On a 5400 RPM HDD, a full rescan is not that light. This is common storage media for NAS units, even today, given the price of large SSD storage. My personal setup has ~600k files being served from an ARM64 quad-core NAS, with 1 GB RAM (not great, I know). Resources are limited in this environment, but I feel like a more optimized approach could be taken. Consistency is key, but so is usability. Isn’t there more that could be done? A full rescan occurs every hour by default, right? I would say that the mindset should be for it to occur once every day, at most, or perhaps even week, and it should not be be required to run when ignore patterns are changed. It is viable to use the index for this, assuming it’s up-to-date, and we should always make sure it is, atomically during sync operations, after a first scan.
Just a few (hopefully constructive) ideas. What do you think?
Syncthing is AAA software, by the way. Congrats, and thanks!
It isn’t though, because there might be files on disk that were ignored previously that now aren’t, and those aren’t in the index. Maybe you mean that we could do some sort of analysis on the ignore pattern change and try to figure out if it’s more or less restrictive than before and only do a rescan if it’s less restrictive, but that seems like a lot of effort for marginal return.
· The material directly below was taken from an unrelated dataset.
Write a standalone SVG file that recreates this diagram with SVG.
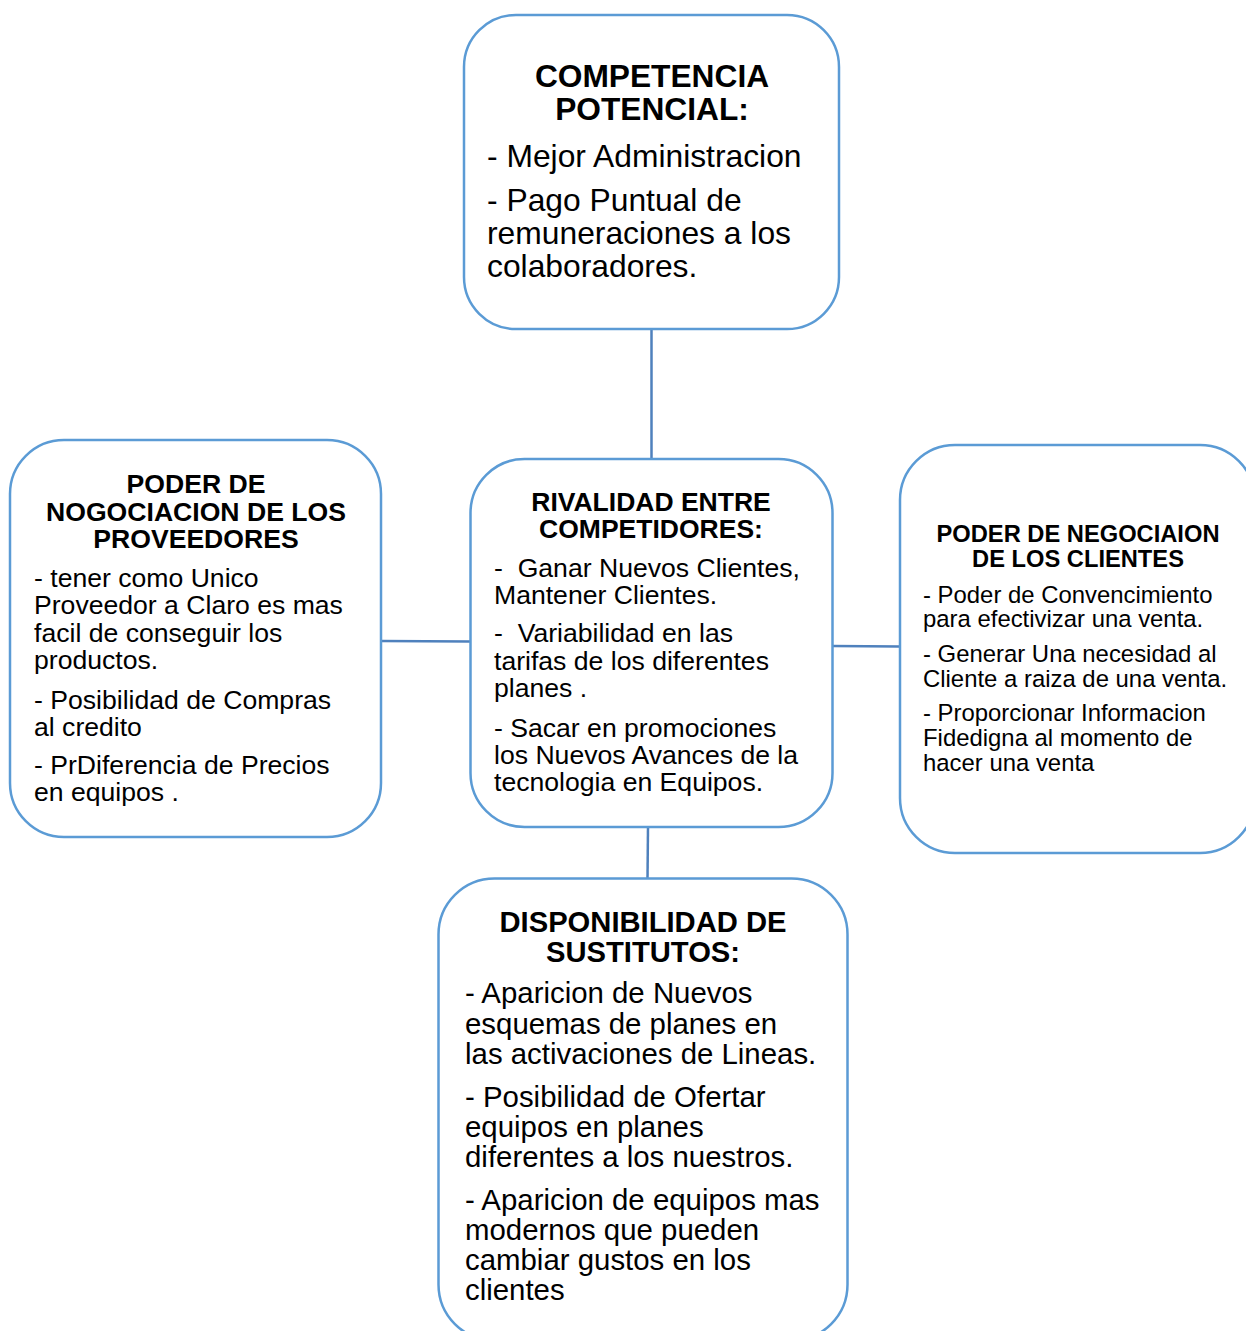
<svg xmlns="http://www.w3.org/2000/svg" width="1246" height="1331" viewBox="0 0 1246 1331">
<style>
.box{fill:#ffffff;stroke:#5b9bd5;stroke-width:2.5}
.con{stroke:#4f81bd;stroke-width:2.5;fill:none}
text{font-family:"Liberation Sans",Arial,sans-serif;fill:#000}
.t{font-weight:bold;text-anchor:middle}
</style>
<rect width="1246" height="1331" fill="#ffffff"/>
<g id="connectors">
<line class="con" x1="651.5" y1="329" x2="651.5" y2="459"/>
<line class="con" x1="381" y1="641" x2="470" y2="641.5"/>
<line class="con" x1="832.5" y1="646" x2="900" y2="646.5"/>
<line class="con" x1="648" y1="827" x2="647.5" y2="879"/>
</g>
<g id="competencia-potencial">
<rect class="box" x="464" y="15" width="375" height="314" rx="52"/>
<text class="t" font-size="31.7"><tspan x="652" y="86.5">COMPETENCIA</tspan><tspan x="652" y="119.5">POTENCIAL:</tspan></text>
<text font-size="31.8"><tspan x="487" y="167">- Mejor Administracion</tspan><tspan x="487" y="210.5">- Pago Puntual de</tspan><tspan x="487" y="243.5">remuneraciones a los</tspan><tspan x="487" y="277">colaboradores.</tspan></text>
</g>
<g id="poder-proveedores">
<rect class="box" x="10" y="440" width="371" height="397" rx="54"/>
<text class="t" font-size="26.6"><tspan x="196" y="493">PODER DE</tspan><tspan x="196" y="521">NOGOCIACION DE LOS</tspan><tspan x="196" y="548">PROVEEDORES</tspan></text>
<text font-size="26.6"><tspan x="34" y="587">- tener como Unico</tspan><tspan x="34" y="614">Proveedor a Claro es mas</tspan><tspan x="34" y="641.5">facil de conseguir los</tspan><tspan x="34" y="668.5">productos.</tspan><tspan x="34" y="708.5">- Posibilidad de Compras</tspan><tspan x="34" y="735.5">al credito</tspan><tspan x="34" y="773.5">- PrDiferencia de Precios</tspan><tspan x="34" y="801">en equipos .</tspan></text>
</g>
<g id="rivalidad">
<rect class="box" x="470.5" y="459" width="362" height="368" rx="54"/>
<text class="t" font-size="26.5"><tspan x="651" y="510.7">RIVALIDAD ENTRE</tspan><tspan x="651" y="538.3">COMPETIDORES:</tspan></text>
<text font-size="26.6" xml:space="preserve"><tspan x="494" y="576.7">-  Ganar Nuevos Clientes,</tspan><tspan x="494" y="604">Mantener Clientes.</tspan><tspan x="494" y="642.3">-  Variabilidad en las</tspan><tspan x="494" y="670">tarifas de los diferentes</tspan><tspan x="494" y="697.3">planes .</tspan><tspan x="494" y="736.7">- Sacar en promociones</tspan><tspan x="494" y="763.5">los Nuevos Avances de la</tspan><tspan x="494" y="791">tecnologia en Equipos.</tspan></text>
</g>
<g id="poder-clientes">
<rect class="box" x="900" y="445" width="355" height="408" rx="55"/>
<text class="t" font-size="23.7"><tspan x="1078" y="541.7">PODER DE NEGOCIAION</tspan><tspan x="1078" y="566.7">DE LOS CLIENTES</tspan></text>
<text font-size="23.9"><tspan x="923" y="603.3">- Poder de Convencimiento</tspan><tspan x="923" y="627">para efectivizar una venta.</tspan><tspan x="923" y="661.7">- Generar Una necesidad al</tspan><tspan x="923" y="686.5">Cliente a raiza de una venta.</tspan><tspan x="923" y="721">- Proporcionar Informacion</tspan><tspan x="923" y="746">Fidedigna al momento de</tspan><tspan x="923" y="771">hacer una venta</tspan></text>
</g>
<g id="disponibilidad-sustitutos">
<rect class="box" x="438.5" y="878.5" width="409" height="462" rx="56"/>
<text class="t" font-size="29.2"><tspan x="643" y="931.7">DISPONIBILIDAD DE</tspan><tspan x="643" y="961.7">SUSTITUTOS:</tspan></text>
<text font-size="29.4"><tspan x="465" y="1003.3">- Aparicion de Nuevos</tspan><tspan x="465" y="1033.5">esquemas de planes en</tspan><tspan x="465" y="1064.3">las activaciones de Lineas.</tspan><tspan x="465" y="1107.3">- Posibilidad de Ofertar</tspan><tspan x="465" y="1137">equipos en planes</tspan><tspan x="465" y="1167">diferentes a los nuestros.</tspan><tspan x="465" y="1210">- Aparicion de equipos mas</tspan><tspan x="465" y="1240">modernos que pueden</tspan><tspan x="465" y="1270">cambiar gustos en los</tspan><tspan x="465" y="1300">clientes</tspan></text>
</g>
</svg>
Otherwise, you can absolutely run with rescans every week, trusting FS notifications to do their thing.
I guess the question is why can we not trust FS notifications? Assuming they work, we can update the index accordingly, even for previously ignored files, avoiding the hassle the do a full rescan when we edit the ignore patterns. We can thus rely on the index and then simply set a personal best interval for full rescans to run, ensuring overall consistency.
Let’s just think about it. I think it’s worth considering.
FS notifications mostly work, but they can overflow and events can be missed so periodic scans are recommended. You can decide that for yourself though, running with one scan per week will almost certainly be perfectly fine.
We shouldn’t index ignored files – ignoring means the user told us they don’t want them indexed. For example, we might not have permission to access them, or they may be temporary files we shouldn’t bother with, or they may be secrets which should not be recorded in the database.
In any case, you just think it would be a performance gain in your setup, but we could imagine a scenario where almost all of your 600k files are ignored and only a handful are not. You would not be happy with us if we indexed all 600k files for some potential future performance boost in case you elected to change ignore patterns. Especially not since you might need to increase kernel variables to allow watching of them when all we really need is to watch the handful of non-ignored files.
I am not saying we should index ignored files, but rather remove them from the index when they are added to the ignore patterns. This would require an index scan and subsequent update, rather than a full filesystem rescan. We could then add the files back whenever there is an FS notification, or a remote sync attempt, and the files are not in the ignore patterns anymore.
There is, however, a use case that is not covered, which is when an ignored file is added locally, the FS notification is triggered, but it is not added to the index, since it is ignored. In this case, removing this file from ignored patterns would not be sufficient to index it and add it back. In this case, it could simply be picked up in the next rescan. This could be optional, where the trade-off is the level of consistency required by the user versus a performance gain in most cases.
This would affect all systems, not just my particular case.
I do understand, however, if you want to keep it simple, which also ensures code robustness. Really just thinking “out loud” here.
Thanks for the discussion,
Yeah… We generally optimize for correctness rather than performance, so we do the scan to pick up files that are no longer ignored.